(Extracted data entries)
###

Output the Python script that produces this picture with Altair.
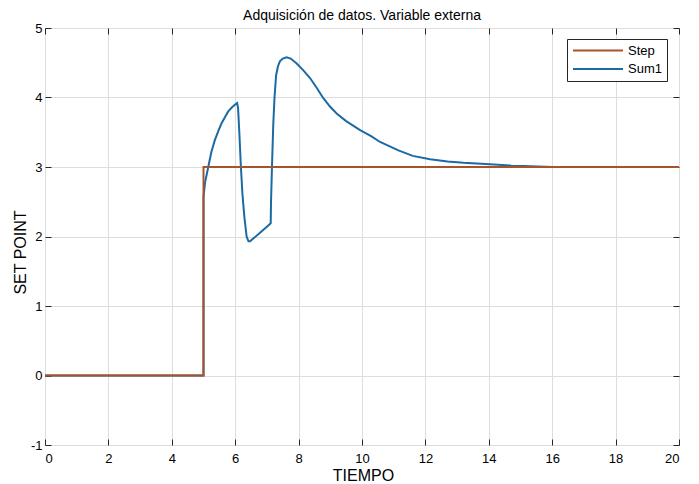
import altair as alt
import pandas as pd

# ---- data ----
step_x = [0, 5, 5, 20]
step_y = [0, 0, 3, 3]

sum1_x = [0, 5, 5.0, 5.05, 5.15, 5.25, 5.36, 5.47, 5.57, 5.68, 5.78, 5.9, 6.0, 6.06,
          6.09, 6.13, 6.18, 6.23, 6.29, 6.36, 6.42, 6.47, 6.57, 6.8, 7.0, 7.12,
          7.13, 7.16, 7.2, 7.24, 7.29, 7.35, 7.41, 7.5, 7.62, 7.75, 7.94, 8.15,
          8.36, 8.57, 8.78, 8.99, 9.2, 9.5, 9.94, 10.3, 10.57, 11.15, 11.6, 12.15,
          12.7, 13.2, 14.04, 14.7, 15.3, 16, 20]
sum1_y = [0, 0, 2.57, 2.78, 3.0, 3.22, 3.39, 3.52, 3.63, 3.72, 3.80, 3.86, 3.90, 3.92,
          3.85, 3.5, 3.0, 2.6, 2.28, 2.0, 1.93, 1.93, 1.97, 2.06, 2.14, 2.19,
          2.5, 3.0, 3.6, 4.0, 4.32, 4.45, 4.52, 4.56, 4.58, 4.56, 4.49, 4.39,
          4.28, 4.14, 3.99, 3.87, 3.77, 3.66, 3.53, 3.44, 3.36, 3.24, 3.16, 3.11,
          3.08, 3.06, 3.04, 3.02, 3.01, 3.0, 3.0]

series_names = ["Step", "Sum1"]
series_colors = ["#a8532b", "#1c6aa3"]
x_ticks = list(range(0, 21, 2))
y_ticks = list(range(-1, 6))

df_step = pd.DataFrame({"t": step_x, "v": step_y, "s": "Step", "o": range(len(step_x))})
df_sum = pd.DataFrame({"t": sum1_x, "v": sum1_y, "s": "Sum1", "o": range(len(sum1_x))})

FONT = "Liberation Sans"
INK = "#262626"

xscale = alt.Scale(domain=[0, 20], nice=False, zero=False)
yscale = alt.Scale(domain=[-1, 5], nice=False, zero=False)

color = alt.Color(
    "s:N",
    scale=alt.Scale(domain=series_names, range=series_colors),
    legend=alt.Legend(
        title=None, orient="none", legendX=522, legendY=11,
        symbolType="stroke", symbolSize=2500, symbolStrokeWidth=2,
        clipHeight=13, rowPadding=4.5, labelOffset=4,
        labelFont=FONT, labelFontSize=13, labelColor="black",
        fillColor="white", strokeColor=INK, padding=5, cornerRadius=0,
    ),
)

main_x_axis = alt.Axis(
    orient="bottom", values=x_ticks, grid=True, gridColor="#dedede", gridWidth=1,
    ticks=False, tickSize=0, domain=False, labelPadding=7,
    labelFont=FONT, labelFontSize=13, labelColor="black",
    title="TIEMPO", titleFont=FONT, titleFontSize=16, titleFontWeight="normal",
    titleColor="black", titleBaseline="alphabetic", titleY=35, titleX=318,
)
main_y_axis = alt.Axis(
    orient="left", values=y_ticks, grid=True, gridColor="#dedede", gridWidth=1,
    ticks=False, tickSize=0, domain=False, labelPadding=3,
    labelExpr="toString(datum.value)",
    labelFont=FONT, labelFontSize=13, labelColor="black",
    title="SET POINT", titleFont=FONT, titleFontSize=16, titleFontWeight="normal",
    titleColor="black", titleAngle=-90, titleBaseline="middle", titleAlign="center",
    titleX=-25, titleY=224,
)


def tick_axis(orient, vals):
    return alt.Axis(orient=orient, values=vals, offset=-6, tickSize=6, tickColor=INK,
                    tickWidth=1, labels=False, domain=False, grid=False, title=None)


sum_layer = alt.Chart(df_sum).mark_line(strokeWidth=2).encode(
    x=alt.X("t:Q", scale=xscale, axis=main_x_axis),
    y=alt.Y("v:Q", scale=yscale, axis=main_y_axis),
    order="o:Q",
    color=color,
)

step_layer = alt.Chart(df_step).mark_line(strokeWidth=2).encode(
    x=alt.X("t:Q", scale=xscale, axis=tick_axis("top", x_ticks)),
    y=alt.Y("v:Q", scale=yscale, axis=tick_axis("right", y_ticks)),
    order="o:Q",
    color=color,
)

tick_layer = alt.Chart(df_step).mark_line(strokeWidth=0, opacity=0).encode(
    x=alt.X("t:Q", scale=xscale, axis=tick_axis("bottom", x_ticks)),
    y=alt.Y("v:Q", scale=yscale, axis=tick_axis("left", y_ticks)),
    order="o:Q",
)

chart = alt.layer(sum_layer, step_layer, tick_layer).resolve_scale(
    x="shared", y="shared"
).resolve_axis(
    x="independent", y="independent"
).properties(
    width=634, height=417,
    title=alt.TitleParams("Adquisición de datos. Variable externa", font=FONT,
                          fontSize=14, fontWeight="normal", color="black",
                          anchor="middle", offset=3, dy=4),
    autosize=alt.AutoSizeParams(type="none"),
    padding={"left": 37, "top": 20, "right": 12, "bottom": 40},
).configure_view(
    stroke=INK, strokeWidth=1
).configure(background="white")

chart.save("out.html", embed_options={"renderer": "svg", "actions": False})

###

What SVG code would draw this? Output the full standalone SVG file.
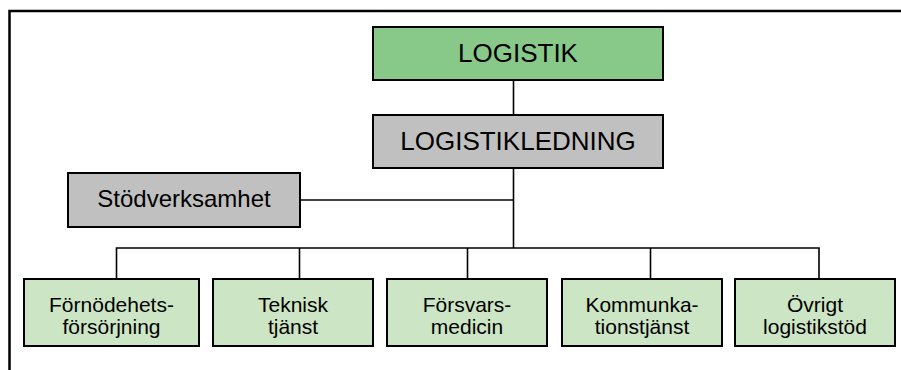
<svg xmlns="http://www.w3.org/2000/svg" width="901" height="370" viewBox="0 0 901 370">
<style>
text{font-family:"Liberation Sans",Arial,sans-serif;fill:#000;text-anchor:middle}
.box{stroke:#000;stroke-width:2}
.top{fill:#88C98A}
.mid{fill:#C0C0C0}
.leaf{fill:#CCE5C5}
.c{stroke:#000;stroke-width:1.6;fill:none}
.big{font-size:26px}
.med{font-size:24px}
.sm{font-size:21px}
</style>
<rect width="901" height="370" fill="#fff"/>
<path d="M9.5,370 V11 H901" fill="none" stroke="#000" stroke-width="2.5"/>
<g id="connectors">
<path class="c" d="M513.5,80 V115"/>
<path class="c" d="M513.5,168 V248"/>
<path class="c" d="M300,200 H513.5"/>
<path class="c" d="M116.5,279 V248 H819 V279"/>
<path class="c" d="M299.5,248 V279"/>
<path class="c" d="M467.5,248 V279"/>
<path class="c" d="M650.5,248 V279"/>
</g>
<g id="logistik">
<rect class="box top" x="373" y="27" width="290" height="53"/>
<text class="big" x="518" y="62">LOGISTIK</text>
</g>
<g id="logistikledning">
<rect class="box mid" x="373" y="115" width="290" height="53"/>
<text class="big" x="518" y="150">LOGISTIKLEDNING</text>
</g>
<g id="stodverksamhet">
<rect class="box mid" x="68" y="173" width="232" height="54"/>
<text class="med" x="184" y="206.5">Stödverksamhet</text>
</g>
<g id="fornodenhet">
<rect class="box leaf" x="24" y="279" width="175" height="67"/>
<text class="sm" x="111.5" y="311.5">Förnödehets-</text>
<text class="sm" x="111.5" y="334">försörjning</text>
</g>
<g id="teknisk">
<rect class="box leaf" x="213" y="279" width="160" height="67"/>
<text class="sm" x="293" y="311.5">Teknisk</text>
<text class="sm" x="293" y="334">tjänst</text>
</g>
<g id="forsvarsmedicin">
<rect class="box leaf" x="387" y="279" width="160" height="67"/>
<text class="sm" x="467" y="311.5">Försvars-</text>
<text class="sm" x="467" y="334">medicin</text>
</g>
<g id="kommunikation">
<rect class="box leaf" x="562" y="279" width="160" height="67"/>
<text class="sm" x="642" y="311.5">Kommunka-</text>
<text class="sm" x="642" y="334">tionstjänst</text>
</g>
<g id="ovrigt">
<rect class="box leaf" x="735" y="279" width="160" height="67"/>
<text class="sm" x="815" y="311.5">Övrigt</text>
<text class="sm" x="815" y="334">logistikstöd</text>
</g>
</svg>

###

## WRITTEN EXERCISE
Give again the lines from "Output the Python" to "step_y = [0, 0, 3, 3]" exactly, both of those lines included, and do not include any pictures.

## RESPONSE TO THIS EXERCISE
Output the Python script that produces this picture with Altair.
import altair as alt
import pandas as pd

# ---- data ----
step_x = [0, 5, 5, 20]
step_y = [0, 0, 3, 3]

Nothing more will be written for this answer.